A sa mort en 1813, B. Verona fut remplacé par Peter Ludwig Burnat (1762-1817), appelé le "Prof. Burnat" dans le programme des Théâtres Royaux. La documentation sur cet artiste est très réduite. U. Harten indique qu'il travailla d'abord à partir de 1793 comme décorateur à l'Opéra italien, mais se retrouva sans emploi lorsque cet opéra fut fermé en 1806. C'est Iffland qui le proposa au roi comme successeur de Verona, invoquant la longue attente de Burnat. Or, par ce geste il écartait pour un temps de la scène l'architecte et peintre K. F. Schinkel qui avait posé sa candidature à ce poste. 130 "Iffland s'efforça de créer une situation immuable", affirme U. Harten. 131 Après la mort d'Iffland (1814), le nouveau directeur, le comte Brühl, remplaça Burnat par une équipe de décorateurs plus jeunes et invita Schinkel à collaborer à la création de nombreux spectacles, ouvrant par ce fait une nouvelle ère pour le théâtre de Berlin.

Deux esquisses du décorateur Bartolomeo Verona.
Deux esquisses du décorateur Bartolomeo Verona.

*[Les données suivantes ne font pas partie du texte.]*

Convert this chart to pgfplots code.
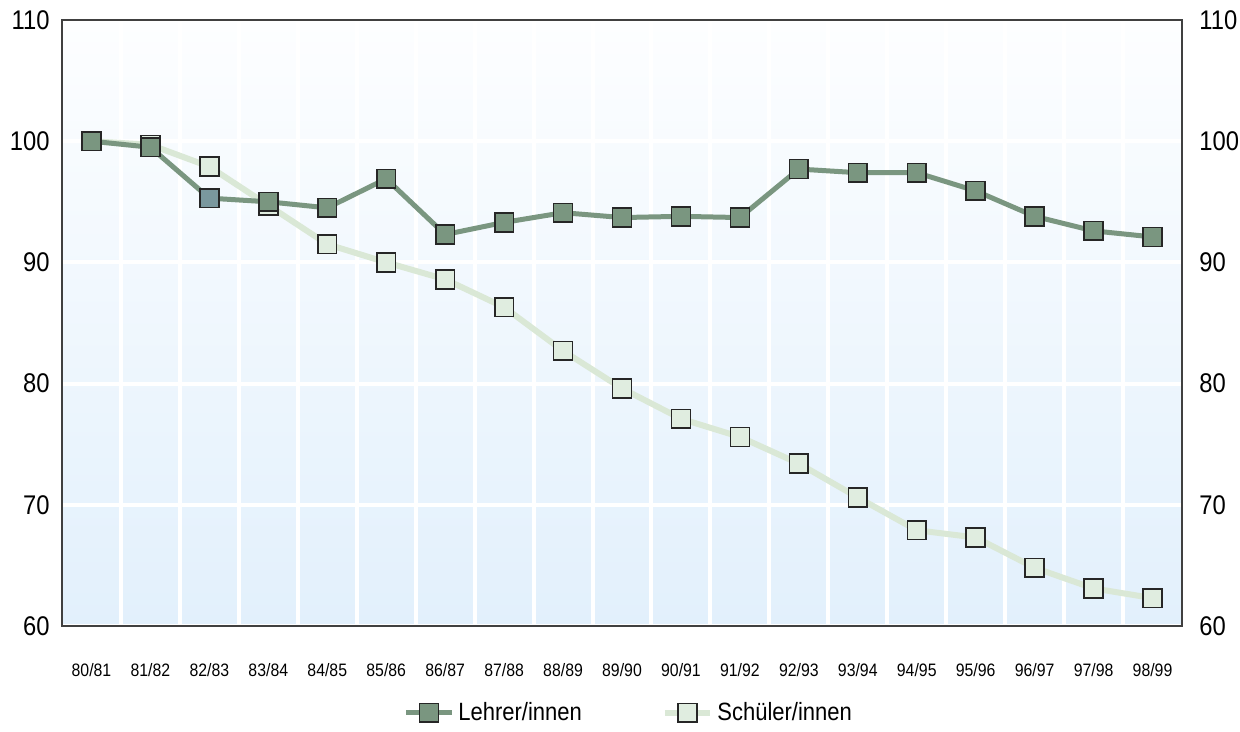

Illustrations tirées de P. Zucker, Die Theaterdekoration des Klassizimus, 1925.

Notes
121.

Note de Ulrike Harten in : U. Harten, K. F. Schinkel . Die Bühnenentwürfe, München […], 2000. p. 28.

122.

Ulrike Harten donne une indication bibliographique, la thèse (dactylographiée) d'Ingwelde Müller, Bartolomeo Verona, Berlin 1945.

123.

"(…) einen eklektizistischen unausgesprochenen Historismus". Paul Zucker, Die Theaterdekoration des Klassizismus, Berlin 1925. p. 13.

124.

L'Historisme dans son acception allemande est une tendance de l'art que l'on peut définir comme retour aux styles du passé dans l'objectif d'une création contemporaine ; elle apparaît plus nettement entre 1750 et 1900 en Europe (cf. le groupe des Nazaréens, le néogothique) ; mais elle ne semble guère correspondre au style de Verona.

125.

der "eitle Prunk zwecklos übereinandergethürmter Decorationsstücke" ; der "Glanz der grünen, rothen und blauen transparenten Säulen". Catel, Berlinische Nachrichten, 29.12.1808, cité aussi in Harten, op. cit., p. 27.

126.

Johann Vasmer, Bürgermeister in Bremen. Eine historische Tragödie. Critique parue in : Berlinische Nachrichten, Nr. 19, 12 février 1811.

127.

La représentation de la cathédrale de Reims ne ressemble certes pas beaucoup à l'original, avec ses pignons de style flamboyant qui ornent la façade. Schinkel reproduira le même monument en 1818 avec beaucoup plus d'exactitude.

128.

Je pense ici à la façade de certains édifices religieux italiens, à l'architecture gothique allemande en général, ou encore à la ligne typique (en escalier) des frontons de maisons médiévales et de l'époque renaissance en Allemagne du nord. Verona mêle tous ces éléments pour créer un cathédrale à al fois historique et imaginaire.

129.

"Die letzte Decoration erregte Aufsehen. Man erblickt das alte Rathaus und den Platz davor, geziert mit Rolands Standbild. Alles das, wohlgerathen in Malerei und optischer Anordnung, wirkte ganz vortrefflich und es lohnt schon, Johann Vasmer zu besuchen, um diese Decoration zu sehen." Berlinische Nachrichten, Nr. 19, 12. Februar 1811.

130.

Cf. le chapitre sur K. F. Schinkel.

131.

"Iffland [hat sich bemüht], unverrückbare Tatsachen zu schaffen". Harten, op.cit., p. 29.